Last week I posted about Wilhelm Wundt, and said that he was a structuralist, as distinct from a functionalist, in psychology. What does this mean?
It means that his goal was to break down consciousness into elements, and then to suggest how the elements combine, or could have combined, to create the whole structure that we know through introspection.
For Wundt the structure begins with sensation. At first blush a sensation is a physical fact -- light striking an eye, for example, The physical facts are much the same for us as they are for other creatures. But we are humans, with minds. So (WW's line of thought here)... we have apperception, a process that turns sensations into something different. Apperception turns sensation into intuition. Wundt saw his laboratory's experiments were an effort at learning something about this transformation.
One issue that troubled him was: how does the human mind acquire its intuition of space? These three dimensions of extension into which we seem to have been thrown by fate? He has a complicated passage in his Psychology in which he discusses how two "local sign systems" synthesize their results to produce a comprehension of space. There are the muscle-born sensations of movement on the one hand and the sensory data, especially of the retina, on the other. They are initially distinct but "in melting wholly away into the product which they create they become consciously indistinguishable, and the mind apprehends only their resultant, the intuition of space." He believes, then, that both sign systems are initially spaceless. Sensation and muscle movement both become spatial when combined.
To James, all this seemed a dead end: structuralism in general and such a view of space in particular. James, who had been exposed to then-new debates in biology over survival of the fittest, thought we would understand the mind only if we understood its evolutionary function. How does it enhance our fitness to survive and reproduce? Sometimes he was explicit about this, sometimes not. Even where the idea of function is only implicit, it is seldom far below the surface.

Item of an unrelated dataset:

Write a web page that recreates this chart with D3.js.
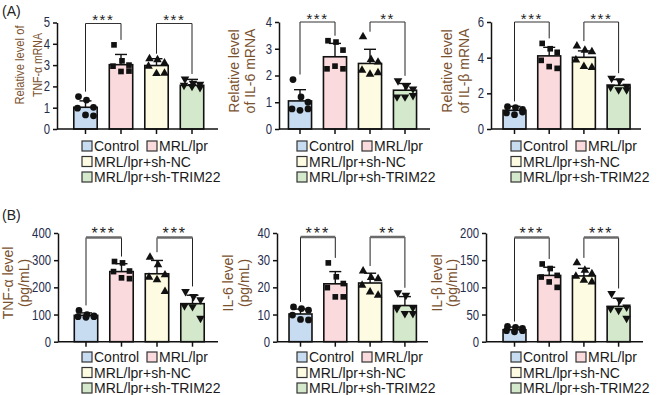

Recall James' famous phrase "blooming, buzzing confusion." If a child experiences a blooming (visual sense) and a buzzing (auditory sense) then the child may be near a flower, and near a bee that is also attracted to the flower. In that case the function of an ability to distinguish between those senses, to become un-confused about the inputs, is pretty clear. Bee stings hurt. Once in a while they are even fatal. The gene lines that avoid bees have an advantage over those that don't.
This functional approach could make him dismissive to concerns that were to old Wundt of the greatest importance. Consider James' discussion of the origin of space in his Psychology. Or rather, for now just consider just James' take on Wundt's take on the subject. After quoting the bit I quoted above about the two local sign systems and their merger (James gives a somewhat fuller presentation of Wundt's view than I have), he adds:
Wundt's 'theory' is the flimsiest thing in the world. It starts by an untrue assumption and then corrects it by an unmeaning phrase. Retinal sensations are spatial; and were they not, no amount of 'synthesis' with equally spaceless motor sensations could intelligibly make them so. Wundt's theory is, in short, but an avowal of impotence, and an appeal to the inscrutable powers of the soul.
Retinal sensations are already spatial. In broader terms, the senses provide information, for James, and although the sense report may be confusing and may need clarification -- as for our baby in proximity of the blooming flower -- the senses don't have to combine their results with one another in order to produce such basics about the world -- there is no primordial not-yet-spatial sight.